Quote of the week:“One bad arena show could have spelled the end of ECW any way along the line. So that $36,000, which is what the gate was for the ECW Arena every three weeks, had that building not been sold out, say we shit the bed tonight and come back three weeks from now it’s half filled at 18,000, that literally could have spelled the end of ECW at that point. It was never mentioned, it was never brought up in words, but we all knew it.”
Why you should listen: In settings like this, it’s easy to forget the Shane Douglas we saw “crashing” an episode of RAW several months back. He comes off as not just a lifelong fan but a true student of the art form. He’s honest about the specter of imminent disaster that was ever present even during ECW’s greatest run of success. The Flair story is powerful, and if you’re interested in what wrestlers earn and how their contracts work, Douglas has nothing to hide.

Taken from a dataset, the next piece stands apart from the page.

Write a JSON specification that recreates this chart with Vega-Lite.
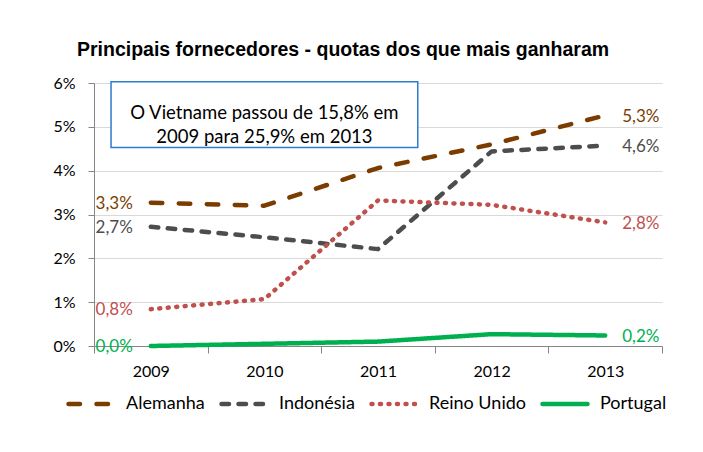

Why you should skip it: Some of the stories return almost verbatim form Douglas’ appearance a few months ago on a live Art Of Wrestling episode. Even the parts that don’t suffer a bit from the fact the guys spent more than two hours on the phone together and tended to ramble a bit. More so than in part one, Austin a few points here falls into the Jim Ross pattern of spending too much time sharing his own views and back story, which while perhaps helpful to Douglas for context, are boring rehashes for any regular listener.
Final thoughts: If you take all the Austin-Douglas audio, remove everything Douglas already told Cabana, pare away Austin’s occasional monologues and put everything back in chronological order, you’ve got a fantastic interview between two major figures of the 1990s boom. We don’t have that, of course, we’re stuck with more or less raw audio. If you want to dig through it all for the good stuff, you’ll be rewarded for the effort. But the digging is unavoidable, so decide ahead of time if you’re ready for the commitment to listen to the chaff for a chance at the wheat.